Gregg Cohen: It’s a very interesting, , question because there are so many different parts to that. My initial response is what part of the market, but if we talk about  Midtown as one example, I have I have a theory, which is spaces being leased up on Sixth Avenue. We’ve got 90 percent occupancy on Sixth Avenue. You’ve got 90 percent plus occupancy on Park Avenue and what I think we’re started going to start to see. We’re starting to see a little bit of it is the value play of 3rd Avenue where you have some pretty significant holes and vacancy,  some buildings north of 40 percent vacancy.

I think you’re going to start to see some of those buildings start to fill up because they’re running out of options on what I’ll call the spine and on Park Avenue.  The big trends are people want to be near transportation hubs. We know that, but that’s real. Three plus years of not commuting through a pandemic made people realize, I don’t want to get into New York City and have to travel again. So being near, Grand Central is really important, especially with the introduction of the LIRR to Grand Central a year ago. The amenities, we’re certainly seeing,  pricing reflect demand for amenities. My question is will the amenities actually be used? But I don’t know. I don’t know. I think it’s too early. And on that note of too early, we’re still very much in the early innings of how people are going to work going forward. So, perfect example is in the financial industry. There were a lot of banks who had decisions to make about their real estate during the last few years, but now with this mandate that folks have to be back in the office based upon the decision by the regulators, some of these banks are actually out of space.

So I could see that creating an increased demand. There’s tons of value to be had in the region between 34th Street and 40th Street. You know, there are deals that can be done in the twenties and thirties. And as far as activity by sector, it’s no surprise if you’ve been reading the newspapers, the law firms and the financial firms that have been the most active, and technology is maybe starting to pop its head up, but what we’ve seen, especially given our involvement  in the Ernst Young Entrepreneur of the Year Awards, is that technology companies there are just so many of them that are able to work completely remotely and, and do it well. So they’re still decreasing the amount of space that they need.

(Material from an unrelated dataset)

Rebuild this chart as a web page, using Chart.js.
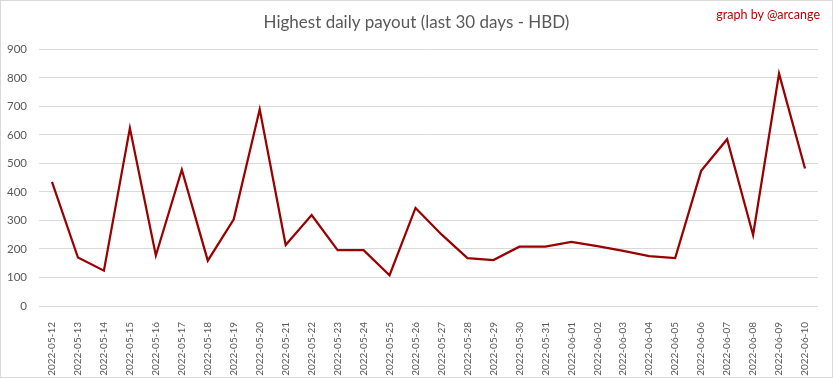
<!DOCTYPE html>
<html>
<head>
<meta charset="utf-8">
<script src="https://cdn.jsdelivr.net/npm/chart.js@4.4.0/dist/chart.umd.min.js"></script>
<style>
  body { margin: 0; background: #fff; }
  #wrap { width: 831px; height: 376px; border: 1px solid #d9d9d9; position: relative; }
  #credit {
    position: absolute; right: 12px; top: 6px;
    font: 12.5px Lato, "Liberation Sans", sans-serif; color: #c00000;
  }
</style>
</head>
<body>
<div id="wrap">
  <canvas id="payoutChart" width="831" height="376"></canvas>
  <div id="credit">graph by @arcange</div>
</div>
<script>
// ========================== DATA ==============================
const days = [
  '2022-05-12', '2022-05-13', '2022-05-14', '2022-05-15', '2022-05-16',
  '2022-05-17', '2022-05-18', '2022-05-19', '2022-05-20', '2022-05-21',
  '2022-05-22', '2022-05-23', '2022-05-24', '2022-05-25', '2022-05-26',
  '2022-05-27', '2022-05-28', '2022-05-29', '2022-05-30', '2022-05-31',
  '2022-06-01', '2022-06-02', '2022-06-03', '2022-06-04', '2022-06-05',
  '2022-06-06', '2022-06-07', '2022-06-08', '2022-06-09', '2022-06-10'
];
const payouts = [
  435, 170, 124, 624, 177, 478, 159, 304, 690, 214,
  319, 196, 196, 108, 344, 251, 168, 161, 208, 208,
  225, 210, 193, 175, 168, 474, 585, 249, 815, 482
];
const yMax = 900;
const yStep = 100;

const FONT = 'Lato, "Liberation Sans", sans-serif';

// ========================== CHART =============================
new Chart(document.getElementById('payoutChart'), {
  type: 'line',
  data: {
    labels: days,
    datasets: [{
      label: 'Highest daily payout',
      data: payouts,
      borderColor: '#990000',
      borderWidth: 2.25,
      pointRadius: 0,
      fill: false,
      tension: 0
    }]
  },
  options: {
    responsive: false,
    animation: false,
    layout: { padding: 0 },
    plugins: {
      legend: { display: false },
      tooltip: { enabled: false },
      title: {
        display: true,
        text: 'Highest daily payout (last 30 days - HBD)',
        color: '#595959',
        font: { family: FONT, size: 17, weight: 'normal' },
        padding: { top: 11, bottom: 17 }
      }
    },
    scales: {
      x: {
        offset: true,
        // fixed label band + right gap, title still centred on the full width
        afterFit: (scale) => {
          scale.height = 71;
          scale.paddingLeft = 0;
          scale.paddingRight = 14;
        },
        grid: { display: false },
        border: { display: false },
        ticks: {
          color: '#595959',
          font: { family: FONT, size: 10 },
          maxRotation: 90,
          minRotation: 90,
          autoSkip: false,
          padding: 8
        }
      },
      y: {
        min: 0,
        max: yMax,
        afterFit: (scale) => { scale.width = 38; },
        grid: { color: '#d9d9d9', drawTicks: false },
        border: { display: false },
        ticks: {
          stepSize: yStep,
          color: '#595959',
          font: { family: FONT, size: 11.5 },
          padding: 12
        }
      }
    }
  }
});
</script>
</body>
</html>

Hal Coopersmith: You work with a lot of law firms. We’re a law firm too. What are some unique aspects to law firms in their office space that you see are important in their office space?

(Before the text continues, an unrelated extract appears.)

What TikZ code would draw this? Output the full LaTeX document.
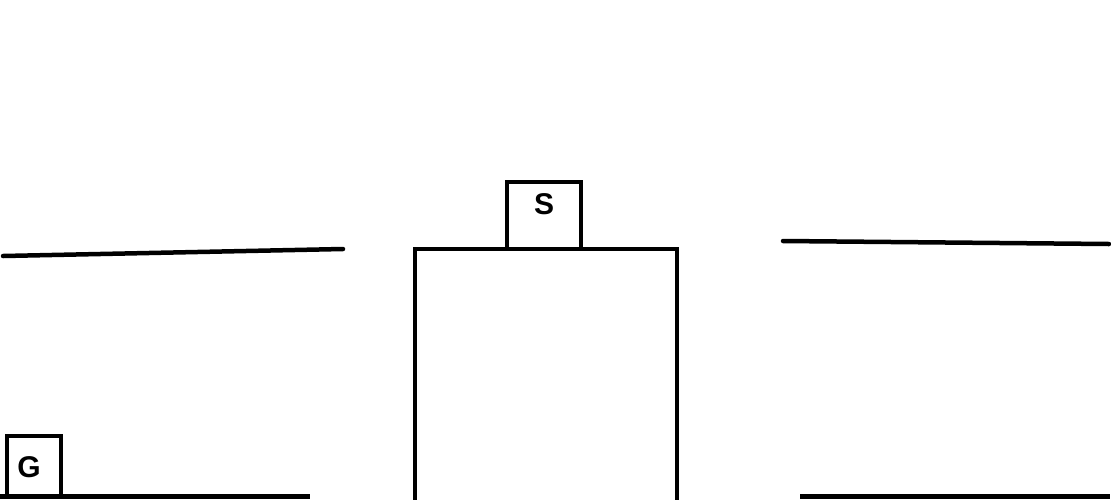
\documentclass[tikz,border=0pt]{standalone}
\usepackage{fontspec}
\setmainfont{Liberation Sans}
\begin{document}
\begin{tikzpicture}[x=1pt,y=-1pt,
  ln/.style={line width=4.5pt,line cap=round},
  edge/.style={line width=4.5pt},
  lbl/.style={font=\fontsize{30}{32}\selectfont\bfseries,inner sep=0pt}]
\useasboundingbox (0,0) rectangle (1111,499);
% upper lines
\draw[ln] (3,256) -- (343,249);
\draw[ln] (783,241) -- (1109,244);
% ground lines
\draw[edge] (0,496.5) -- (310,496.5);
\draw[edge] (800,496.5) -- (1110,496.5);
% big box (open at bottom)
\draw[edge] (415,501) -- (415,249) -- (677,249) -- (677,501);
% S box
\draw[edge] (507,249) -- (507,182) -- (581,182) -- (581,249);
\node[lbl] (S) at (544,204) {S};
% G box
\draw[edge] (7,497) -- (7,436) -- (61,436) -- (61,497);
\node[lbl] (G) at (29,467) {G};
\end{tikzpicture}
\end{document}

Gregg Cohen: In their lease or what I see, or what I see is sort of interesting themes that are, are happening with law firms in their space.

Hal Coopersmith: Interesting, let’s say interesting themes.

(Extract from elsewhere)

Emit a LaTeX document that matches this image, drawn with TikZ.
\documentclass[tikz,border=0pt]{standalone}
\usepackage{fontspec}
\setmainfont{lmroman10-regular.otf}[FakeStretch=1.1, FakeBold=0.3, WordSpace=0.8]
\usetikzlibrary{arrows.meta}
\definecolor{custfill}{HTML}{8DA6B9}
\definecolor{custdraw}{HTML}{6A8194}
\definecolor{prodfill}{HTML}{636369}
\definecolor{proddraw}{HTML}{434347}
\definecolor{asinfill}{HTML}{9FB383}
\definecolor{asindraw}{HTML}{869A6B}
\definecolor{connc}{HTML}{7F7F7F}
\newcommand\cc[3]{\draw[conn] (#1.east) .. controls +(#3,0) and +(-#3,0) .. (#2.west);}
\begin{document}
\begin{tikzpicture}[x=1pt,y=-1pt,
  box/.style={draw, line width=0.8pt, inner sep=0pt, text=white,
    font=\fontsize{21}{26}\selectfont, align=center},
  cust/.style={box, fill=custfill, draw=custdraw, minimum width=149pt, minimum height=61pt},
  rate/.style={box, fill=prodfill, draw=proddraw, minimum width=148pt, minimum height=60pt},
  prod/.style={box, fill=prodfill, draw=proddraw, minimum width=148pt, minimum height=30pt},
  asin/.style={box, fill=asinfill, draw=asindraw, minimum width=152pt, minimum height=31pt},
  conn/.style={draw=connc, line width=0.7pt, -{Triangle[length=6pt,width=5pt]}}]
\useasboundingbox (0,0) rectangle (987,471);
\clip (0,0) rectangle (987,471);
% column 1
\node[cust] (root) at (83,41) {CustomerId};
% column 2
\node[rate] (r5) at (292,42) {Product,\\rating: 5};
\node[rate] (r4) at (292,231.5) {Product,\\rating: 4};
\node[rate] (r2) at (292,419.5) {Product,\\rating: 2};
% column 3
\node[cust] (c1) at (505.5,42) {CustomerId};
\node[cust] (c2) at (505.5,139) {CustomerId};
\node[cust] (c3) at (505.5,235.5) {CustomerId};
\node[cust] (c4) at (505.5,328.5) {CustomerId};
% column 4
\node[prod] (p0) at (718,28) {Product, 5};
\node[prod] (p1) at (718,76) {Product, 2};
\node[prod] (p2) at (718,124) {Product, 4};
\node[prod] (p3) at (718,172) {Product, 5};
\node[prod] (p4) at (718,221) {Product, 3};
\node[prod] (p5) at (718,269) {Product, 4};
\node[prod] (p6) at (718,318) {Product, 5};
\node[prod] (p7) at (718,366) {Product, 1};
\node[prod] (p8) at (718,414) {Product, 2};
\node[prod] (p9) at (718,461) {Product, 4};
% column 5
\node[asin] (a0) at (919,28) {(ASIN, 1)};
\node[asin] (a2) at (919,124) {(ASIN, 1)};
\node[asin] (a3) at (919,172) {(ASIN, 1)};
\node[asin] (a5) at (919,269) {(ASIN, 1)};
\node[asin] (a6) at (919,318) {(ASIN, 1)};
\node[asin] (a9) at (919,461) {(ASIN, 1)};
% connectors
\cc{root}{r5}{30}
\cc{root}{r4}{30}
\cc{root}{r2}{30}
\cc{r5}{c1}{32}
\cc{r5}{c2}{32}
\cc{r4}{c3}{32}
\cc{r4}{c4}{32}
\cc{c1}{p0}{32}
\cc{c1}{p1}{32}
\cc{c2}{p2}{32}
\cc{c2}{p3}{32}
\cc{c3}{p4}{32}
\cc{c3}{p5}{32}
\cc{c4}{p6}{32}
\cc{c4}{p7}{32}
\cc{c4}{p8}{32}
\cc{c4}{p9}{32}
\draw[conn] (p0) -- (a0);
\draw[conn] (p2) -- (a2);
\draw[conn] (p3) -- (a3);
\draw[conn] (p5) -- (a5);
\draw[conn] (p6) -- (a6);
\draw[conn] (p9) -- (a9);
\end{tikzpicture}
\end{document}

Gregg Cohen: I think when you get to the medium and larger firms, despite what you read in the headlines, they’re actually taking the same amount, if not more space. In fact, of the 3. 1 million square feet of leases that were signed last year by, by law firms in New York City, 80 percent of them were for the same, if not more space, which I think is very counter to what you may have read in the headlines. I think when you talk about the smaller, you know, the five and six person law firms, they are decreasing their space. Why? I think that’s a function of some of the smaller firms being more partner heavy and some of some of the older partners being able to work remotely and wanting to work remotely so that the need for space isn’t as great while at the higher end because there’s so, so much of a race for talent, especially so many lateral moves occurring that there needs to be, amenities and special space to be able to be created, created for their employees. Number one, for their, for their partners and their associates. And number two, what I’m seeing is law firms are making a lot more collaborative space in their offices, not only to be more inclusive within their own community, but also to provide a place for their clients to be able to host meetings, to be able to work. And, that creates a draw for them to be able to interact with their clients.

Hal Coopersmith: That is a wonderful note to end things on, Gregg Cohen, thank you for being a part of Broker’s Angle.

Gregg Cohen: Hal, thanks so much for having me. This was fun.